## Directive
Output every line of the material exactly, omitting images.
○ ○ ○
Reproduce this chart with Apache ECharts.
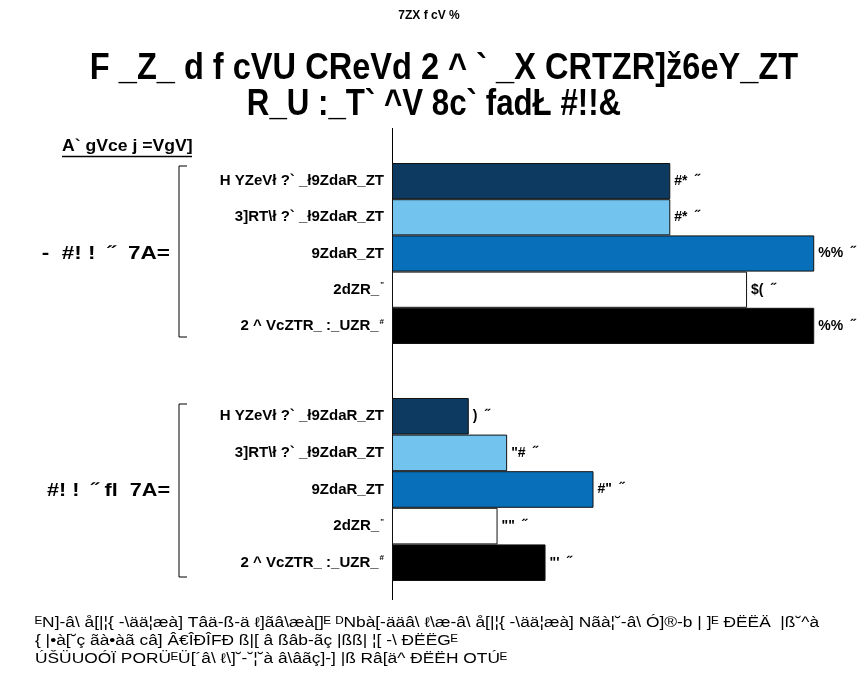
<!DOCTYPE html>
<html>
<head>
<meta charset="utf-8">
<script src="https://cdn.jsdelivr.net/npm/echarts@6/dist/echarts.min.js"></script>
<style>
  html, body { margin: 0; padding: 0; background: #ffffff; }
  #chart { width: 867px; height: 687px; }
</style>
</head>
<body>
<div id="chart"></div>
<script>
// Category names, footnote markers and values for the two income groups
const categories = ['H YZeVł ?` _ł9ZdaR_ZT', '3]RT\\ł ?` _ł9ZdaR_ZT', '9ZdaR_ZT', '2dZR_', '2 ^ VcZTR_ :_UZR_'];
const footnotes = ['', '', '', '"', '#'];
const belowValues = [29, 29, 44, 37, 44];
const aboveValues = [8, 12, 21, 11, 16];
const groupLabels = ['-  #! !  ˝  7A=', '#! !  ˝ fl  7A='];
const barColors = ['#0c3a60', '#72c3ee', '#086fbb', '#ffffff', '#000000'];

const figureLabel = '7ZX f cV %';
const titleLines = ['F _Z_ d f cVU CReVd 2 ^ ` _X CRTZR]ž6eY_ZT', 'R_U :_T` ^V 8c` fadŁ #!!&'];
const legendTitle = 'A` gVce j =VgV]';
const footerLines = [
  'ᴱN]-â\\ å[|¦{ -\\ää¦æà] Tâä-ß-ä ℓ]ãâ\\æà[]ᴱ ᴰNbà[-ääâ\\ ℓ\\æ-â\\ å[|¦{ -\\ää¦æà] Nãà¦˘-â\\ Ó]®-b | ]ᴱ ÐËËÄ  |ß˘^à',
  '{ |•à[˘ç ãà•àã câ] Â€ÎÐÎFÐ ß|[ â ßâb-ãç |ßß| ¦[ -\\ ÐËËGᴱ',
  'ÚŠÜUOÓÏ PORÜᴱÜ[´â\\ ℓ\\]˘-˘¦˘à â\\âãç]-] |ß Râ[ä^ ÐËËH OTÚᴱ'
];

// Digits are drawn with the document's shifted glyph encoding
function encodeValue(v) {
  return String(v).split('').map(c => String.fromCharCode(c.charCodeAt(0) - 15)).join('') + '  ˝';
}

const chart = echarts.init(document.getElementById('chart'), null, { renderer: 'canvas' });

const plainFont = 'Liberation Sans, Arial, sans-serif';

function yAxisFor(idx) {
  return {
    type: 'category',
    gridIndex: idx,
    data: categories,
    inverse: true,
    axisLine: { show: false },
    axisTick: { show: false },
    axisLabel: {
      margin: 8,
      formatter: (v, i) => footnotes[i] ? '{n|' + v + '}{s|' + footnotes[i] + '}' : '{n|' + v + '}',
      rich: {
        n: { fontFamily: plainFont, fontWeight: 'bold', fontSize: 15, color: '#000' },
        s: { fontFamily: plainFont, fontWeight: 'bold', fontSize: 8, color: '#000', verticalAlign: 'top', padding: [0, 0, 9, 1] }
      }
    }
  };
}

function xAxisFor(idx) {
  return { type: 'value', gridIndex: idx, min: 0, max: 49.5, show: false };
}

function barSeries(idx, values) {
  return {
    type: 'bar',
    xAxisIndex: idx,
    yAxisIndex: idx,
    barCategoryGap: 0,
    data: values.map((v, i) => ({ value: v, itemStyle: { color: barColors[i] } })),
    itemStyle: { borderColor: '#111', borderWidth: 1 },
    label: {
      show: true,
      position: 'right',
      distance: 4,
      formatter: p => encodeValue(p.value),
      fontFamily: plainFont,
      fontWeight: 'bold',
      fontSize: 14,
      color: '#000'
    },
    silent: true
  };
}

function scaledText(str, x, y, font, scaleX, align) {
  return {
    type: 'text', x: x, y: y, scaleX: scaleX,
    style: { text: str, font: font, fill: '#000', textAlign: align, textVerticalAlign: 'middle' }
  };
}

chart.setOption({
  backgroundColor: '#ffffff',
  animation: false,
  grid: [
    { left: 392, top: 163, width: 475, height: 181 },
    { left: 392, top: 398, width: 475, height: 183 }
  ],
  xAxis: [xAxisFor(0), xAxisFor(1)],
  yAxis: [yAxisFor(0), yAxisFor(1)],
  series: [barSeries(0, belowValues), barSeries(1, aboveValues)],
  graphic: [
    // figure number and two-line heading
    scaledText(figureLabel, 429, 16, 'bold 12px ' + plainFont, 1, 'center'),
    scaledText(titleLines[0], 444, 69, 'bold 37px ' + plainFont, 0.88, 'center'),
    scaledText(titleLines[1], 434, 105, 'bold 37px ' + plainFont, 0.845, 'center'),
    // vertical baseline
    { type: 'line', shape: { x1: 392.5, y1: 128, x2: 392.5, y2: 600 }, style: { stroke: '#000', lineWidth: 1 } },
    // poverty level heading with underline
    scaledText(legendTitle, 62, 147, 'bold 16px ' + plainFont, 1.1, 'left'),
    { type: 'line', shape: { x1: 62, y1: 156.5, x2: 192, y2: 156.5 }, style: { stroke: '#000', lineWidth: 1.5 } },
    // group brackets
    { type: 'polyline', shape: { points: [[187, 166], [179, 166], [179, 337], [187, 337]] }, style: { stroke: '#000', lineWidth: 1, fill: null } },
    { type: 'polyline', shape: { points: [[187, 404], [179, 404], [179, 577], [187, 577]] }, style: { stroke: '#000', lineWidth: 1, fill: null } },
    // group labels
    scaledText(groupLabels[0], 170, 254, 'bold 18px ' + plainFont, 1.25, 'right'),
    scaledText(groupLabels[1], 170, 491, 'bold 18px ' + plainFont, 1.2, 'right'),
    // source notes
    scaledText(footerLines[0], 35, 623, '14px ' + plainFont, 1.24, 'left'),
    scaledText(footerLines[1], 35, 641, '14px ' + plainFont, 1.24, 'left'),
    scaledText(footerLines[2], 35, 659, '14px ' + plainFont, 1.24, 'left')
  ]
});
</script>
</body>
</html>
○ ○ ○
## Full response
Reproduce this chart with Apache ECharts.
<!DOCTYPE html>
<html>
<head>
<meta charset="utf-8">
<script src="https://cdn.jsdelivr.net/npm/echarts@6/dist/echarts.min.js"></script>
<style>
  html, body { margin: 0; padding: 0; background: #ffffff; }
  #chart { width: 867px; height: 687px; }
</style>
</head>
<body>
<div id="chart"></div>
<script>
// Category names, footnote markers and values for the two income groups
const categories = ['H YZeVł ?` _ł9ZdaR_ZT', '3]RT\\ł ?` _ł9ZdaR_ZT', '9ZdaR_ZT', '2dZR_', '2 ^ VcZTR_ :_UZR_'];
const footnotes = ['', '', '', '"', '#'];
const belowValues = [29, 29, 44, 37, 44];
const aboveValues = [8, 12, 21, 11, 16];
const groupLabels = ['-  #! !  ˝  7A=', '#! !  ˝ fl  7A='];
const barColors = ['#0c3a60', '#72c3ee', '#086fbb', '#ffffff', '#000000'];

const figureLabel = '7ZX f cV %';
const titleLines = ['F _Z_ d f cVU CReVd 2 ^ ` _X CRTZR]ž6eY_ZT', 'R_U :_T` ^V 8c` fadŁ #!!&'];
const legendTitle = 'A` gVce j =VgV]';
const footerLines = [
  'ᴱN]-â\\ å[|¦{ -\\ää¦æà] Tâä-ß-ä ℓ]ãâ\\æà[]ᴱ ᴰNbà[-ääâ\\ ℓ\\æ-â\\ å[|¦{ -\\ää¦æà] Nãà¦˘-â\\ Ó]®-b | ]ᴱ ÐËËÄ  |ß˘^à',
  '{ |•à[˘ç ãà•àã câ] Â€ÎÐÎFÐ ß|[ â ßâb-ãç |ßß| ¦[ -\\ ÐËËGᴱ',
  'ÚŠÜUOÓÏ PORÜᴱÜ[´â\\ ℓ\\]˘-˘¦˘à â\\âãç]-] |ß Râ[ä^ ÐËËH OTÚᴱ'
];

// Digits are drawn with the document's shifted glyph encoding
function encodeValue(v) {
  return String(v).split('').map(c => String.fromCharCode(c.charCodeAt(0) - 15)).join('') + '  ˝';
}

const chart = echarts.init(document.getElementById('chart'), null, { renderer: 'canvas' });

const plainFont = 'Liberation Sans, Arial, sans-serif';

function yAxisFor(idx) {
  return {
    type: 'category',
    gridIndex: idx,
    data: categories,
    inverse: true,
    axisLine: { show: false },
    axisTick: { show: false },
    axisLabel: {
      margin: 8,
      formatter: (v, i) => footnotes[i] ? '{n|' + v + '}{s|' + footnotes[i] + '}' : '{n|' + v + '}',
      rich: {
        n: { fontFamily: plainFont, fontWeight: 'bold', fontSize: 15, color: '#000' },
        s: { fontFamily: plainFont, fontWeight: 'bold', fontSize: 8, color: '#000', verticalAlign: 'top', padding: [0, 0, 9, 1] }
      }
    }
  };
}

function xAxisFor(idx) {
  return { type: 'value', gridIndex: idx, min: 0, max: 49.5, show: false };
}

function barSeries(idx, values) {
  return {
    type: 'bar',
    xAxisIndex: idx,
    yAxisIndex: idx,
    barCategoryGap: 0,
    data: values.map((v, i) => ({ value: v, itemStyle: { color: barColors[i] } })),
    itemStyle: { borderColor: '#111', borderWidth: 1 },
    label: {
      show: true,
      position: 'right',
      distance: 4,
      formatter: p => encodeValue(p.value),
      fontFamily: plainFont,
      fontWeight: 'bold',
      fontSize: 14,
      color: '#000'
    },
    silent: true
  };
}

function scaledText(str, x, y, font, scaleX, align) {
  return {
    type: 'text', x: x, y: y, scaleX: scaleX,
    style: { text: str, font: font, fill: '#000', textAlign: align, textVerticalAlign: 'middle' }
  };
}

chart.setOption({
  backgroundColor: '#ffffff',
  animation: false,
  grid: [
    { left: 392, top: 163, width: 475, height: 181 },
    { left: 392, top: 398, width: 475, height: 183 }
  ],
  xAxis: [xAxisFor(0), xAxisFor(1)],
  yAxis: [yAxisFor(0), yAxisFor(1)],
  series: [barSeries(0, belowValues), barSeries(1, aboveValues)],
  graphic: [
    // figure number and two-line heading
    scaledText(figureLabel, 429, 16, 'bold 12px ' + plainFont, 1, 'center'),
    scaledText(titleLines[0], 444, 69, 'bold 37px ' + plainFont, 0.88, 'center'),
    scaledText(titleLines[1], 434, 105, 'bold 37px ' + plainFont, 0.845, 'center'),
    // vertical baseline
    { type: 'line', shape: { x1: 392.5, y1: 128, x2: 392.5, y2: 600 }, style: { stroke: '#000', lineWidth: 1 } },
    // poverty level heading with underline
    scaledText(legendTitle, 62, 147, 'bold 16px ' + plainFont, 1.1, 'left'),
    { type: 'line', shape: { x1: 62, y1: 156.5, x2: 192, y2: 156.5 }, style: { stroke: '#000', lineWidth: 1.5 } },
    // group brackets
    { type: 'polyline', shape: { points: [[187, 166], [179, 166], [179, 337], [187, 337]] }, style: { stroke: '#000', lineWidth: 1, fill: null } },
    { type: 'polyline', shape: { points: [[187, 404], [179, 404], [179, 577], [187, 577]] }, style: { stroke: '#000', lineWidth: 1, fill: null } },
    // group labels
    scaledText(groupLabels[0], 170, 254, 'bold 18px ' + plainFont, 1.25, 'right'),
    scaledText(groupLabels[1], 170, 491, 'bold 18px ' + plainFont, 1.2, 'right'),
    // source notes
    scaledText(footerLines[0], 35, 623, '14px ' + plainFont, 1.24, 'left'),
    scaledText(footerLines[1], 35, 641, '14px ' + plainFont, 1.24, 'left'),
    scaledText(footerLines[2], 35, 659, '14px ' + plainFont, 1.24, 'left')
  ]
});
</script>
</body>
</html>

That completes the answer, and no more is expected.